The film opens on an interview with Thomas (Robert Redford), the doctor who has discovered that neuroelectrical activity leaves the body upon death, proving that something akin to a soul departs to some other location that has not been identified. This has led to a giant uptick in suicides worldwide as people opt to end their earthly suffering for a chance at something better beyond. Flash forward a year to Thomas’s son Will (Jason Segel, unusually dour), travelling on a ferry to a mysterious island where, we soon discover, Thomas has set up a cult-like research facility to continue his research into the afterlife.

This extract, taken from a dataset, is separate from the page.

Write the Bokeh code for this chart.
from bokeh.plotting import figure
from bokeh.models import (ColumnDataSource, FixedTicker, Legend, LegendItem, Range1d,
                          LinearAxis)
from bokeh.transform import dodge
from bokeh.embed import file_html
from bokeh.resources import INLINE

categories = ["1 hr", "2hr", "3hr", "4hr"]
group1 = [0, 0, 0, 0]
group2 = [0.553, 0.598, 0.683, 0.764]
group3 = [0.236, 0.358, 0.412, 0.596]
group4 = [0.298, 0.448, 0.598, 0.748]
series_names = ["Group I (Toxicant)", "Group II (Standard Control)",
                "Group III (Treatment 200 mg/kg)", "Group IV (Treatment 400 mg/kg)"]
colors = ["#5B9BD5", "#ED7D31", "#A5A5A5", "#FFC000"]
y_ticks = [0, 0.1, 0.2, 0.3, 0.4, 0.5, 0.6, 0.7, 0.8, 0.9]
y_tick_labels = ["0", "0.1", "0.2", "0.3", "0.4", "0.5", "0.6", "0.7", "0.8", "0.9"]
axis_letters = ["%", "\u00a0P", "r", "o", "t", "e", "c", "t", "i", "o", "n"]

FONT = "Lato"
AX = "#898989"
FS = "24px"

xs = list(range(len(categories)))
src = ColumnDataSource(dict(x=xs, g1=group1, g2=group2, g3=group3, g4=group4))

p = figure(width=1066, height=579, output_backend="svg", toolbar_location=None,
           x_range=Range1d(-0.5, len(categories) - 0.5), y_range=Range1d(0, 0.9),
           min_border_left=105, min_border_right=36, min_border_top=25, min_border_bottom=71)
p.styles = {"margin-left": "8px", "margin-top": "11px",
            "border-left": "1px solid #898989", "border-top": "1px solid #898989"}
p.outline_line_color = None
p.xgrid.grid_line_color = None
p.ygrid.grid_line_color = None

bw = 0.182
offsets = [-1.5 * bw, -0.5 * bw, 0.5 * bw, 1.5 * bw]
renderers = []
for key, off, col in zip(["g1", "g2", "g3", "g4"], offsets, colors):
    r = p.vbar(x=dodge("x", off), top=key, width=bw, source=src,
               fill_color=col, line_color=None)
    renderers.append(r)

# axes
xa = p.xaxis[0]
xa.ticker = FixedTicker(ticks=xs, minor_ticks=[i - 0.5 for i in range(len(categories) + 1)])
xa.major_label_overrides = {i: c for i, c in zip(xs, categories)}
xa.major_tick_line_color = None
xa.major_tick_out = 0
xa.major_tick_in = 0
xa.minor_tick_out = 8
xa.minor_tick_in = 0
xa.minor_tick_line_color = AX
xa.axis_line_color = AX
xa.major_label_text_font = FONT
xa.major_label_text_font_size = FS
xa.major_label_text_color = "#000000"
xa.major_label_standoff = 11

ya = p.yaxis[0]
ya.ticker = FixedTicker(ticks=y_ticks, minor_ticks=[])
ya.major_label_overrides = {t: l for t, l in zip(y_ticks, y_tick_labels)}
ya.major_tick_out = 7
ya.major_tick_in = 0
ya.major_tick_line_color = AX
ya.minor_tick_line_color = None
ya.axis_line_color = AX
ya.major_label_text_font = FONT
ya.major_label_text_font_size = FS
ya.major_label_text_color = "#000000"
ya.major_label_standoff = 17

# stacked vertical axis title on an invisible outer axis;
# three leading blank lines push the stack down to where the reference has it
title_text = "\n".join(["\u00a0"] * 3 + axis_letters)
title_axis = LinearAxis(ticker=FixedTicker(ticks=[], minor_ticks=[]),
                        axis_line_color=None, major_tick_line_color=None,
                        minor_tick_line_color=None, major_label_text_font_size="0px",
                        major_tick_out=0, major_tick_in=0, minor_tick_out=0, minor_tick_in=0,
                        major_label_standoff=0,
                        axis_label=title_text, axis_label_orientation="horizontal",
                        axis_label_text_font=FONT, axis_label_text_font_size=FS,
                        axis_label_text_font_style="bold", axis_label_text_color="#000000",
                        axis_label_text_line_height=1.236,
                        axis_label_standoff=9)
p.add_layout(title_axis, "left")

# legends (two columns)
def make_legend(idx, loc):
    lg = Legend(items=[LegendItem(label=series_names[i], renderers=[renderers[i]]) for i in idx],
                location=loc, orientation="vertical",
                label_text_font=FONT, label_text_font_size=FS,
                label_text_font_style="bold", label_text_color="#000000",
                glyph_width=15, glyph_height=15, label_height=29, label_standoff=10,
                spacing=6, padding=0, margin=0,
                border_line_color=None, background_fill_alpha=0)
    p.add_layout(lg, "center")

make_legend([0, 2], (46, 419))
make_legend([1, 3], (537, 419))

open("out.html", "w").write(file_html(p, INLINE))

On the ferry Will meets Isla (Rooney Mara), a depressed woman whom Will soon grows attached to for reasons he cannot quite grasp.

If you’re looking for a nontheological examination of regret and meaning in life’s meaninglessness, then The Discovery has a lot to offer. Even as all the principle players look forward in attempting to decipher just what the afterlife holds in store for them, they are bogged down by lives that have determinative moments where they made the wrong decisions, and this has shaped their worldviews, motivations, and, if you will, destinies. As much time is spent on remembering what went wrong as it is looking forward to what can be done right, and The Discovery quite intelligently plays more like a series of reflective questions than any sort of revelation. McDowell clearly knows better than to pretend at the answers to the questions he raises, so even as he weaves a mystery that does have a definitive climactic payoff, it doesn’t pretend to have any more insight into its high-minded concept than any of us, avoiding the prospect of becoming the proselytizer Thomas becomes to his followers.

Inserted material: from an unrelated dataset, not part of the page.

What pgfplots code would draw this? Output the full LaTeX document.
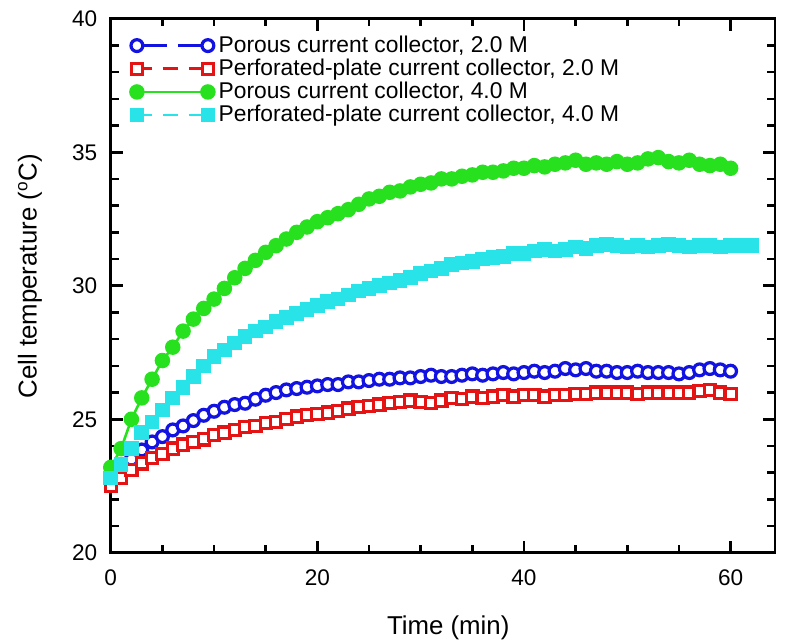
\documentclass[border=0pt]{standalone}
\usepackage{fontspec}
\setmainfont{Liberation Sans}
\usepackage{pgfplots}
\pgfplotsset{compat=1.18}
\definecolor{cblue}{RGB}{18,18,225}
\definecolor{cred}{RGB}{228,20,20}
\definecolor{cgreen}{RGB}{40,225,30}
\definecolor{ccyan}{RGB}{40,228,232}
\begin{document}
\begin{tikzpicture}
\useasboundingbox (-51.5pt,-42pt) rectangle (313.45pt,257pt);
\begin{axis}[
  at={(0,0)}, anchor=south west,
  scale only axis, width=308.8pt, height=248.3pt,
  xmin=0, xmax=64.3, ymin=20, ymax=40,
  xtick={0,20,40,60}, ytick={20,25,...,40},
  minor x tick num=3, minor y tick num=4,
  tick align=inside,
  tick style={line width=1.2pt, black},
  major tick length=5.5pt, minor tick length=3.6pt,
  axis line style={line width=1.3pt},
  /pgf/number format/assume math mode=true,
  tick label style={font=\fontsize{10.5}{12.5}\selectfont},
  xticklabel style={yshift=-4.5pt},
  yticklabel style={xshift=-2.8pt},
  xlabel={Time (min)},
  ylabel={Cell temperature (\textsuperscript{o}C)},
  label style={font=\fontsize{12}{14}\selectfont},
  xlabel style={at={(axis description cs:0.508,-0.141)}, anchor=center},
  ylabel style={at={(axis description cs:-0.1215,0.518)}, anchor=center},
  legend style={at={(axis description cs:0.029,0.977)}, anchor=north west,
    draw=none, fill=none, font=\fontsize{10.6}{12.5}\selectfont,
    row sep=-2.4pt, inner sep=0pt},
  legend cell align=left,
  legend image code/.code={\draw[mark repeat=2,mark phase=1] plot coordinates {(0pt,0pt) (16.5pt,0pt) (33pt,0pt)};},
]
\addplot[cblue, line width=1.2pt, dash pattern=on 14pt off 5pt, mark=*, mark size=2.75pt,
  mark options={solid, fill=white, draw=cblue, line width=1.5pt}] coordinates {
(0,22.9) (1,23.2) (2,23.5) (3,23.85) (4,24.15) (5,24.35) (6,24.6) (7,24.75) (8,24.95) (9,25.15)
(10,25.3) (11,25.45) (12,25.55) (13,25.6) (14,25.75) (15,25.9) (16,26.0) (17,26.1) (18,26.15) (19,26.2)
(20,26.25) (21,26.3) (22,26.3) (23,26.4) (24,26.4) (25,26.45) (26,26.5) (27,26.5) (28,26.55) (29,26.55)
(30,26.6) (31,26.65) (32,26.6) (33,26.6) (34,26.65) (35,26.7) (36,26.65) (37,26.7) (38,26.75) (39,26.7)
(40,26.75) (41,26.8) (42,26.75) (43,26.8) (44,26.9) (45,26.85) (46,26.9) (47,26.8) (48,26.8) (49,26.75)
(50,26.75) (51,26.8) (52,26.75) (53,26.75) (54,26.75) (55,26.7) (56,26.75) (57,26.85) (58,26.9) (59,26.85)
(60,26.8)};
\addlegendentry{Porous current collector, 2.0 M}
\addplot[cred, line width=1.2pt, dash pattern=on 7pt off 5pt, mark=square*, mark size=2.6pt,
  mark options={solid, fill=white, draw=cred, line width=1.5pt}] coordinates {
(0,22.5) (1,22.8) (2,23.1) (3,23.35) (4,23.55) (5,23.7) (6,23.9) (7,24.05) (8,24.15) (9,24.25)
(10,24.4) (11,24.5) (12,24.6) (13,24.7) (14,24.75) (15,24.85) (16,24.9) (17,25.0) (18,25.1) (19,25.15)
(20,25.2) (21,25.25) (22,25.3) (23,25.4) (24,25.45) (25,25.5) (26,25.55) (27,25.6) (28,25.65) (29,25.7)
(30,25.65) (31,25.6) (32,25.7) (33,25.8) (34,25.75) (35,25.85) (36,25.8) (37,25.85) (38,25.9) (39,25.85)
(40,25.9) (41,25.9) (42,25.85) (43,25.9) (44,25.9) (45,25.95) (46,25.95) (47,26.0) (48,26.0) (49,26.0)
(50,26.0) (51,25.95) (52,26.0) (53,26.0) (54,26.0) (55,26.0) (56,26.0) (57,26.05) (58,26.1) (59,26.0)
(60,25.95)};
\addlegendentry{Perforated-plate current collector, 2.0 M}
\addplot[cgreen, line width=1.2pt, mark=*, mark size=3pt,
  mark options={solid, fill=cgreen, draw=cgreen}] coordinates {
(0,23.2) (1,23.9) (2,25.0) (3,25.8) (4,26.5) (5,27.2) (6,27.7) (7,28.3) (8,28.75) (9,29.15)
(10,29.5) (11,29.9) (12,30.3) (13,30.65) (14,30.95) (15,31.25) (16,31.5) (17,31.75) (18,32.0) (19,32.2)
(20,32.4) (21,32.55) (22,32.7) (23,32.85) (24,33.05) (25,33.25) (26,33.35) (27,33.5) (28,33.55) (29,33.7)
(30,33.8) (31,33.85) (32,34.0) (33,34.0) (34,34.1) (35,34.15) (36,34.25) (37,34.25) (38,34.3) (39,34.4)
(40,34.4) (41,34.5) (42,34.45) (43,34.55) (44,34.6) (45,34.7) (46,34.55) (47,34.6) (48,34.55) (49,34.65)
(50,34.55) (51,34.6) (52,34.75) (53,34.8) (54,34.65) (55,34.6) (56,34.7) (57,34.55) (58,34.5) (59,34.55)
(60,34.4)};
\addlegendentry{Porous current collector, 4.0 M}
\addplot[ccyan, line width=1.2pt, dash pattern=on 7pt off 5pt, mark=square*, mark size=2.8pt,
  mark options={solid, fill=ccyan, draw=ccyan}] coordinates {
(0,22.8) (1,23.3) (2,23.9) (3,24.5) (4,24.9) (5,25.35) (6,25.8) (7,26.2) (8,26.6) (9,27.0)
(10,27.35) (11,27.6) (12,27.85) (13,28.1) (14,28.3) (15,28.45) (16,28.65) (17,28.8) (18,28.95) (19,29.1)
(20,29.25) (21,29.4) (22,29.5) (23,29.65) (24,29.8) (25,29.9) (26,30.0) (27,30.1) (28,30.2) (29,30.3)
(30,30.45) (31,30.55) (32,30.65) (33,30.8) (34,30.85) (35,30.9) (36,31.0) (37,31.05) (38,31.1) (39,31.2)
(40,31.2) (41,31.3) (42,31.35) (43,31.3) (44,31.35) (45,31.45) (46,31.4) (47,31.5) (48,31.55) (49,31.5)
(50,31.45) (51,31.5) (52,31.45) (53,31.5) (54,31.55) (55,31.5) (56,31.45) (57,31.5) (58,31.5) (59,31.45)
(60,31.5) (61,31.5) (62,31.5)};
\addlegendentry{Perforated-plate current collector, 4.0 M}
\end{axis}
\end{tikzpicture}
\end{document}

I only wish the vessels through which this story was delivered were more empathetic and believable. The crux of the climax is built around a supposed romantic relationship between Will and Isla, but Segel and Isla are so determined to play grim, detached personalities that their romance never quite feels authentic. This is further hampered by the fact that from a characterization standpoint, Isla is little more than a depressed version of the Manic Pixie Dream Girl trope, a delivery mechanism for Will’s character development while her own is sidelined and secondary. For a film that wants so desperately to tap into a certain universality of the human experience, the narrative is decidedly weighed down by its adherence to tired, outdated conventions.

Still, based on the pure intellectual exercise, there’s enough to recommend The Discovery. It’s a film for philosophers, a thought experiment that puts the viewer into a mode of extreme introspection and self-discovery. It’s just a shame that the archetypes we are stuck watching perform the experiment are so much less compelling than the experiment itself.